BY Fast Company 3 MINUTE READ

John Ray III knows a bad company when he sees it. After all, he’s the lawyer who was hired to oversee the liquidation of Enron after an accounting scandal at the energy giant drove share prices from $90.75 to less than $1. However, he says, he’s never seen a company in worse shape than FTX.

“I have over 40 years of legal and restructuring experience,” Ray says in an updated bankruptcy filing for the crypto exchange. “I have been the chief restructuring officer or chief executive officer in several of the largest corporate failures in history. . . . Never in my career have I seen such a complete failure of corporate controls and such a complete absence of trustworthy financial information as occurred here.”

The list of concerns is notable, he says. Many of the companies in the collapsed FTX Group did not have appropriate corporate governance and never held board meetings. And there was no accurate list of bank accounts and account signatories, with no centralized control of the FTX Group’s cash.

“From compromised systems integrity and faulty regulatory oversight abroad to the concentration of control in the hands of a very small group of inexperienced, unsophisticated, and potentially compromised individuals, this situation is unprecedented,” reads the filing.

Ray also claims the company did not have appropriate disbursement controls, noting that employees submitted payment requests through an online chat platform. Approvals were signaled with personalized emojis of supervisors.
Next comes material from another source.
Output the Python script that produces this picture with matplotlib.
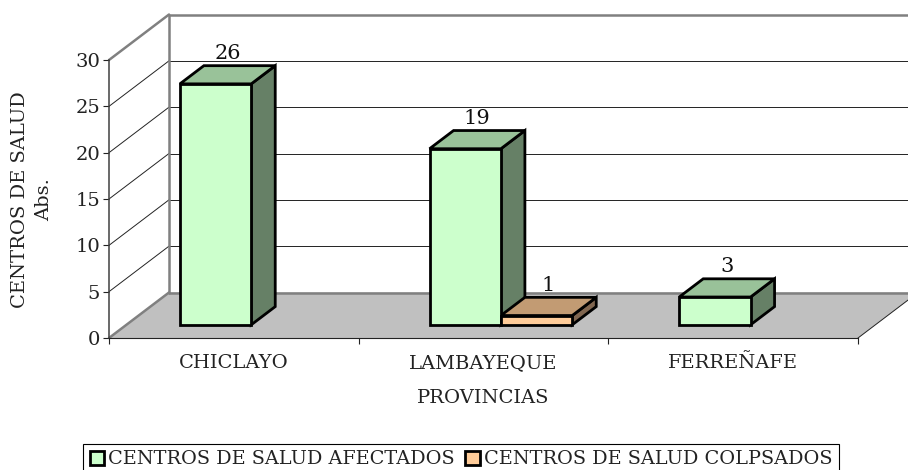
import matplotlib
matplotlib.use("Agg")
import matplotlib.pyplot as plt
from matplotlib.patches import Polygon, Rectangle

categories = ["CHICLAYO", "LAMBAYEQUE", "FERREÑAFE"]
afectados = [26, 19, 3]
colapsados = [0, 1, 0]
series_names = ["CENTROS DE SALUD AFECTADOS", "CENTROS DE SALUD COLPSADOS"]
yticks = [0, 5, 10, 15, 20, 25, 30]

plt.rcParams["font.family"] = "DejaVu Serif"
W, H = 908, 470
fig = plt.figure(figsize=(W / 100, H / 100), dpi=100)
ax = fig.add_axes([109 / W, 1 - 338 / H, 749 / W, 278 / H])
ax.set_xlim(0, 3)
ax.set_ylim(0, 30)
ax.patch.set_alpha(0)

DX = 3 * 60 / 749      # x shift of the full depth, data units
DY = 30 * 45.5 / 278   # y shift of the full depth, data units

def P(x, y, d=0.0):
    return (x + d * DX, y + d * DY)

def poly(pts, fc, ec="black", lw=2.0, z=3):
    ax.add_patch(Polygon(pts, closed=True, facecolor=fc, edgecolor=ec, linewidth=lw,
                         joinstyle="miter", zorder=z, clip_on=False))

def line(a, b, color="black", lw=0.7, z=1):
    ax.plot([a[0], b[0]], [a[1], b[1]], color=color, lw=lw, zorder=z, clip_on=False,
            solid_capstyle="round")

# floor
poly([P(0, 0), P(3, 0), P(3, 0, 1), P(0, 0, 1)], "#C0C0C0", ec="none", lw=0, z=0.5)
line(P(3, 0), P(3, 0, 1), "#222222", 0.7, 1)
# grid lines on side and back walls
for v in yticks[1:-1]:
    line(P(0, v), P(0, v, 1), "#222222", 0.7, 1)
    line(P(0, v, 1), P(3, v, 1), "#222222", 0.7, 1)
# wall frame
G = "#808080"
line(P(0, 0), P(0, 0, 1), G, 1.8, 1.5)
line(P(0, 30), P(0, 30, 1), G, 1.8, 1.5)
line(P(0, 0, 1), P(0, 30, 1), G, 1.8, 1.5)
line(P(0, 30, 1), P(3, 30, 1), G, 1.8, 1.5)
line(P(0, 0, 1), P(3, 0, 1), G, 1.8, 1.5)

D0, D1 = 0.29, 0.69
BW = 1 / 3.5

def bar(x, v, front, top, side):
    poly([P(x, 0, D0), P(x + BW, 0, D0), P(x + BW, v, D0), P(x, v, D0)], front, z=4)
    poly([P(x + BW, 0, D0), P(x + BW, 0, D1), P(x + BW, v, D1), P(x + BW, v, D0)], side, z=3.5)
    poly([P(x, v, D0), P(x + BW, v, D0), P(x + BW, v, D1), P(x, v, D1)], top, z=3.5)
    ax.annotate(str(v), P(x + BW / 2, v, (D0 + D1) / 2), xytext=(0, 8.5), textcoords="offset points",
                ha="center", va="bottom", fontsize=15, color="#111111", zorder=6, annotation_clip=False)

for i in range(len(categories)):
    left = i + 0.5 - BW
    if afectados[i]:
        bar(left, afectados[i], "#CCFFCC", "#99C299", "#668066")
    if colapsados[i]:
        bar(left + BW, colapsados[i], "#FFCC99", "#C29B73", "#806650")

# axes
for s in ("top", "right"):
    ax.spines[s].set_visible(False)
ax.spines["left"].set_color("#404040")
ax.spines["left"].set_linewidth(1.1)
ax.spines["bottom"].set_color("#222222")
ax.spines["bottom"].set_linewidth(0.8)
ax.set_yticks(yticks)
ax.tick_params(axis="y", length=4, width=0.8, labelsize=14, pad=2.5, colors="#222222")
ax.set_xticks([0, 1, 2, 3])
ax.set_xticklabels([])
ax.tick_params(axis="x", which="major", length=4, width=0.8, colors="#222222")
ax.set_xticks([0.5, 1.5, 2.5], minor=True)
ax.set_xticklabels(categories, minor=True, fontsize=14, color="#222222")
ax.tick_params(axis="x", which="minor", length=0, pad=11.5)

fig.text(483.5 / W, 1 - 398 / H, "PROVINCIAS", ha="center", va="center", fontsize=14, color="#222222")
fig.text(32 / W, 1 - 200 / H, "CENTROS DE SALUD\nAbs.", rotation=90, ha="center", va="center",
         fontsize=14, linespacing=1.42, multialignment="center", color="#222222")

handles = [Rectangle((0, 0), 1, 1, facecolor="#CCFFCC", edgecolor="black", linewidth=2.0),
           Rectangle((0, 0), 1, 1, facecolor="#FFCC99", edgecolor="black", linewidth=2.0)]
leg = fig.legend(handles, series_names, ncol=2, loc="upper left",
                 bbox_to_anchor=(83 / W, 1 - 443.5 / H), bbox_transform=fig.transFigure,
                 fontsize=13.85, frameon=True, fancybox=False, edgecolor="black", framealpha=1,
                 borderaxespad=0, borderpad=0.36, handlelength=0.75, handleheight=0.75,
                 handletextpad=0.2, columnspacing=0.55)
leg.get_frame().set_linewidth(0.8)
for t in leg.get_texts():
    t.set_color("#222222")

fig.savefig("out.png", dpi=100)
Then there was the matter of house purchases . . .

“In the Bahamas, I understand that corporate funds of the FTX Group were used to purchase homes and other personal items for employees and advisors,” Ray notes. “I understand that there does not appear to be documentation for certain of these transactions as loans, and that certain real estate was recorded in the personal name of these employees and advisors on the records of the Bahamas.”

Ray adds that one of the objectives of the Chapter 11 filing would be an investigation into FTX founder Sam Bankman-Fried, as well as the company’s other cofounders.

While that investigation is still in the very early stages, the company has found that Bankman-Fried’s hedge fund loaned $1 billion to Bankman-Fried directly as well as $2.3 billion to Paper Bird, an entity 100% controlled by him. (Fast Company contacted Bankman-Fried for comment regarding the allegations in the bankruptcy filing. He did not respond immediately, but this story will be updated should he reply.)

As for, which is bundled as part of what’s called “the dotcom silo” in the filing, Ray says the company apparently did not include customer liabilities in its financial statements, noting, “The dotcom silo debtors may have significant liabilities to customers through the platform. However, such liabilities are not reflected in the financial statements prepared by these companies while they were under the control of Mr. Bankman-Fried.”

And regarding the fair value of the crypto assets held by FTX International, Bankman-Fried has valued that at $5.5 billion. Ray says it’s worth just $659,000.

The filing is a damning account of the business that, just two weeks ago, was upheld as one of the paragons of the crypto culture. Debtors, says Ray, have been unable to find any audited financial statements for two of the company’s silos, and he says he has “substantial concerns” about the audited financial statements for the dotcom silo, adding, “I do not believe it appropriate for stakeholders or the court to rely on the audited financial statements as a reliable indication of the financial circumstances of these silos.”

FTX’s new management team hasn’t even been able to build a complete list of who worked for FTX Group or the terms of their employment. And FTX and its related companies did not have an accounting department, instead outsourcing that function.

Ray says the new management team has hired forensic analysts to look into who was responsible for unauthorized transactions. The team is also hoping to identify “what may be very substantial transfers of [FTX] property in the days, weeks, and months prior to the [bankruptcy filing].” (Bankman-Fried has blamed that on a hack.)

The document is littered with one stunning revelation after another. And it certainly casts Bankman-Fried in an even worse light. Ray, though, could be the best hope for investors to recoup some of their money. After Enron filed the largest corporate bankruptcy in U.S. history at the time, Ray was able to return $20 billion to the company’s creditors.